My writing partner is Laura Oleniacz and I’m doing a critique of her piece, “One night with unbearable guests: An adventure in the Shining Rock Wilderness.”
First of all, Laura, I’ll say I enjoyed reading this crazy story! You and Dan are braver than I’ll ever be. I often tell people, “I don’t camp without a toilet that flushes.” So there ya go. I’m maybe not your target audience– ha. With that said, here’s some of my advice!
I looked up the contributor guidelines for Our State magazine. From their site:
Our average feature article length is about 1,200 words. Departments run 500 to 800 words.
I did a rough count of your article in Microsoft Word and it comes in at about 2120 words, so I think if you were submitting to Our State, it would probably have to get cut some. I’d actually cut the section where you talk about bear facts and about how they’re losing the wilderness. I don’t think it fits as well with the narrative of the rest of your story.
That would probably mean that you’d need to re-work the conclusion a little bit and maybe pepper in some other in-the-moment feelings throughout the essay about how you feel about bears. Are you scared but also impressed with their ingenuity? Are you feeling threatened but then realize that the bears are also threatened in a way and this is how they survive? It feels a bit abrupt to talk about your feelings about the bears’ habitats way at the end without a set-up for it.
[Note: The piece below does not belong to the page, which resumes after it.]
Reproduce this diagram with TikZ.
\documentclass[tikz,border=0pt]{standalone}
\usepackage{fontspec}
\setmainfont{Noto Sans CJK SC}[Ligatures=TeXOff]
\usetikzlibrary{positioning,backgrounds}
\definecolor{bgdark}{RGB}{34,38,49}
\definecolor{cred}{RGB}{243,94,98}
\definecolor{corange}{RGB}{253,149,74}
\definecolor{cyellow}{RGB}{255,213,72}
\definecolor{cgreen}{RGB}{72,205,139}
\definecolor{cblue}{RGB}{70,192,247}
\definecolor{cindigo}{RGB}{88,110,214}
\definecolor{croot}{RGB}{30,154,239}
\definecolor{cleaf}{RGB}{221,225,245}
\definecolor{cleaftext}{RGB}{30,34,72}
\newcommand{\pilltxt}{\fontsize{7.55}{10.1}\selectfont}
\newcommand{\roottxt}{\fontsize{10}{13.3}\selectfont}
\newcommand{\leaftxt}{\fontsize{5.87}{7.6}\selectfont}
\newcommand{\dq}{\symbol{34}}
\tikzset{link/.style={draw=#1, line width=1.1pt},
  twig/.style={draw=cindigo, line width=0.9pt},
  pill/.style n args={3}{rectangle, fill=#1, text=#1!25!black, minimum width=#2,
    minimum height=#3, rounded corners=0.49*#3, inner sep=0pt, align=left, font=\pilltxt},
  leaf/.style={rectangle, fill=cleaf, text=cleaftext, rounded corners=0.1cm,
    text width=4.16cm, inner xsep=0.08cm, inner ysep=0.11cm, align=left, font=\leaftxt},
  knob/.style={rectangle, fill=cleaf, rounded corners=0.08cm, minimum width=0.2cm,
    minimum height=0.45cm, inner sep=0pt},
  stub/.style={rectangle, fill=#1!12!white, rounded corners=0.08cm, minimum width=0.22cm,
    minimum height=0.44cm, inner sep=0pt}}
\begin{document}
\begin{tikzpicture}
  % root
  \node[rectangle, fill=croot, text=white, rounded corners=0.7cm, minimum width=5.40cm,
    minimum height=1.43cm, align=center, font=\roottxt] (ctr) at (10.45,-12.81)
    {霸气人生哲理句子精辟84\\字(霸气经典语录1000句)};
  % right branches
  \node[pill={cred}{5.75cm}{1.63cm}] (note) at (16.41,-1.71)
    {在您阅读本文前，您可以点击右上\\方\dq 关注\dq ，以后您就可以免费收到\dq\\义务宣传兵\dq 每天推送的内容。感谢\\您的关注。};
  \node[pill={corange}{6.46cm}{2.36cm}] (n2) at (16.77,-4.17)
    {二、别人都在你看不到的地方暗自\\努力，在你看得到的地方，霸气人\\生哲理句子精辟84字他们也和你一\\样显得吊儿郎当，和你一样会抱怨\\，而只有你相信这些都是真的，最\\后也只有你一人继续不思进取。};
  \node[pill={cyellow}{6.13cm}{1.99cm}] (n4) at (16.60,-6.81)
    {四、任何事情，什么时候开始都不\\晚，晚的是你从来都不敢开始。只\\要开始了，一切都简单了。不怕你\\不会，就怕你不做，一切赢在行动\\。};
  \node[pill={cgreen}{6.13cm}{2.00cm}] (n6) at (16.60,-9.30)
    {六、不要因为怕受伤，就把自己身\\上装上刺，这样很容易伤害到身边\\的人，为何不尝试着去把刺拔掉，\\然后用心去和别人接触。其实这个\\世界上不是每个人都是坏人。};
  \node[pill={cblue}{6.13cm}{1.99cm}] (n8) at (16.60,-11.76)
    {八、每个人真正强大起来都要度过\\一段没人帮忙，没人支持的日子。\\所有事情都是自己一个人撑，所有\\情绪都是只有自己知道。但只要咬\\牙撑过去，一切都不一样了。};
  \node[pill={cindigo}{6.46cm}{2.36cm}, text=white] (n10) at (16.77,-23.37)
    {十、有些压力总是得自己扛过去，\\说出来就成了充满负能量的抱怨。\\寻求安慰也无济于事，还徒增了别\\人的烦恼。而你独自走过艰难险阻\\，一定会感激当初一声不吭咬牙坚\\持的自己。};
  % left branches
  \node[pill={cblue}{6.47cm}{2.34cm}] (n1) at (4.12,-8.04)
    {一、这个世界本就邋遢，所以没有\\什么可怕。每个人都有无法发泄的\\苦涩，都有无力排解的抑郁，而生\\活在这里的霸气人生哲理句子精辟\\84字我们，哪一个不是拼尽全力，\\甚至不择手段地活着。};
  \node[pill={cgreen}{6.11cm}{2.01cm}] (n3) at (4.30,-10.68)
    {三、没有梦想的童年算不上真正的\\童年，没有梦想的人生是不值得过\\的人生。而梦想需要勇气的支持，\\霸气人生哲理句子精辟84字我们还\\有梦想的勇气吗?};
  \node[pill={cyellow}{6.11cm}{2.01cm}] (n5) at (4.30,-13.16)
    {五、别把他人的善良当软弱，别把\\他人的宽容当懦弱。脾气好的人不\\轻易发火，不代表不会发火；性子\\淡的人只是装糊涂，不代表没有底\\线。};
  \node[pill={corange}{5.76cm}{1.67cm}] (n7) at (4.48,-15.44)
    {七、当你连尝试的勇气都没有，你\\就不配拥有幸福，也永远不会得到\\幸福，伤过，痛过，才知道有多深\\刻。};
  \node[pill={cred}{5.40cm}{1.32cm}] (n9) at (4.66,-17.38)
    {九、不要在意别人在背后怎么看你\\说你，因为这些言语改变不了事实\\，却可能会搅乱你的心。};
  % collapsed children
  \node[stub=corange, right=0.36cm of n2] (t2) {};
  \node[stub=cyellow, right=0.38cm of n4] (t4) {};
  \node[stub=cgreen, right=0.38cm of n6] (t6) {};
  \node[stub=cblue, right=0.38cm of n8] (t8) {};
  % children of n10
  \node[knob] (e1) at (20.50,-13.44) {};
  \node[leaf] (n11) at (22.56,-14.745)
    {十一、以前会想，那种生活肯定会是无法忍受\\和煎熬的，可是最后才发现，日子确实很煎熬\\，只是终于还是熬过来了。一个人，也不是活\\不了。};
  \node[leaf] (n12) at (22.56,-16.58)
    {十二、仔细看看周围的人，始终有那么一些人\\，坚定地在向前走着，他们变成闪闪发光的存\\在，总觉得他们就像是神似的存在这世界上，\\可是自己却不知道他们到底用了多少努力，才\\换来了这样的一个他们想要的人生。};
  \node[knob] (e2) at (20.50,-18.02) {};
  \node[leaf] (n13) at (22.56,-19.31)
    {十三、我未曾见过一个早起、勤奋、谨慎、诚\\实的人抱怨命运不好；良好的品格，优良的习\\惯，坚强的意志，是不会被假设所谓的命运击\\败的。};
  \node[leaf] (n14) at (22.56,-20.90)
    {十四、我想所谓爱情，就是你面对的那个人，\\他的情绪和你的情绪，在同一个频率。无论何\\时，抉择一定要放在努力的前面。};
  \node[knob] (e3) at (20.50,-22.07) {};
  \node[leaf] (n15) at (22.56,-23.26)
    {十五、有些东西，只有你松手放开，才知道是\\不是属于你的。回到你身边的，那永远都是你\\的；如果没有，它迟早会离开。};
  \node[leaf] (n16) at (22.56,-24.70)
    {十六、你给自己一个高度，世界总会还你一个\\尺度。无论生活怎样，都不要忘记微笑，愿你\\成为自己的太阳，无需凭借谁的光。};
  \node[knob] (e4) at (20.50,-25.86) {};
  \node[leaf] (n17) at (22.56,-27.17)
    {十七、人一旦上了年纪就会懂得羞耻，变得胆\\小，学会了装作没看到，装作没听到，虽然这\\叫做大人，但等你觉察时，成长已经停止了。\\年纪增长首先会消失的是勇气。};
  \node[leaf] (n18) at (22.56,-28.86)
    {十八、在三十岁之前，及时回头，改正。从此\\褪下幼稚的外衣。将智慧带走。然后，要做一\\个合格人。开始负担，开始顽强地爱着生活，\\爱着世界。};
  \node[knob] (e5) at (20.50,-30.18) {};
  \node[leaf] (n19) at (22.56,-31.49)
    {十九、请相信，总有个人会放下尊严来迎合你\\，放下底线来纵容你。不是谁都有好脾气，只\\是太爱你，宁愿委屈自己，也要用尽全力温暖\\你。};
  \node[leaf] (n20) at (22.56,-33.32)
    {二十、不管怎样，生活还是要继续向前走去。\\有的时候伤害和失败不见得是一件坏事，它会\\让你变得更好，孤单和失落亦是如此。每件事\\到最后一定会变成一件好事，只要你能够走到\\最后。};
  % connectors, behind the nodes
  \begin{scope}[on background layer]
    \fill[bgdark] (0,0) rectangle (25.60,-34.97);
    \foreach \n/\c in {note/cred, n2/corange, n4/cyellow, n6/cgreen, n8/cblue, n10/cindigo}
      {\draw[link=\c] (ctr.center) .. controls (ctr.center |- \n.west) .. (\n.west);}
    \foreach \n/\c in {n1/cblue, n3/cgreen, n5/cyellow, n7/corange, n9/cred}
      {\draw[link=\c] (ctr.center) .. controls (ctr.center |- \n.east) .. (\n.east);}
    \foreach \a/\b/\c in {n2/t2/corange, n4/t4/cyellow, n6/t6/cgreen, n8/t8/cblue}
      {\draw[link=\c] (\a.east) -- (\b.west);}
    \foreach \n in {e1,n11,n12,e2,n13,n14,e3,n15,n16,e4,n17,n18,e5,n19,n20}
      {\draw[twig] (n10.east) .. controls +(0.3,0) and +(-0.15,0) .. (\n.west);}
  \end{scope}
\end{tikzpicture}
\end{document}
REPETITIVE WORDS AND SENTENCE STRUCTURE
I think a quick read-through to change up a couple of words and sentences will really improve the flow of this piece. For example, you use the phrase “laughed off” twice in fairly rapid succession near the beginning of the essay, and then the word “beautiful” twice in one paragraph.
You also have a lot of sentences with the same basic structure. These all appear next to each other in the essay:
But the rock fell, missing the branch.
“Let me try,” I said, taking the rock and moving farther back for a throw.
“One, two, three, ‘Steph Curry!” I said, trying to borrow some of the recent success of the Golden State Warriors, which had recently beaten LeBron’s team in the finals.
Passive voice is one of those ones I have to work really hard to get out of my writing, and it usually happens on the 2nd or 3rd readthrough. My most helpful hint is to go back and find any “to be” verbs and see if you can make them more active. For example,
The rolling gray-blue mountains were visible in the distance.
could be rewritten:
We could see the rolling gray-blue mountains in the distance.
Sometimes you can also just take them out completely. Your sentence,
My dog was visibly excited.
isn’t actually necessary because you describe in the very next sentence the actions that show your dog is excited, rather than telling that your dog is excited. Your reader will still get that the dog is excited if you drop the first sentence of the paragraph.
A FEW OTHER LITTLE THINGS
You’ve got a word missing in this sentence:
My boyfriend tied a rock to [the] end of our rope.
Also, poor Dan doesn’t get a name until 2/3 of the way through the essay! I’d refer to him as your boyfriend Dan the first time and then switch to just Dan. That’s personal preference a bit, but I think it’s easier to read that way.
Again, I really enjoyed reading your piece and I’m so impressed with your adventurous spirit! Those doggies are some lucky fellas to be able to go adventuring with you.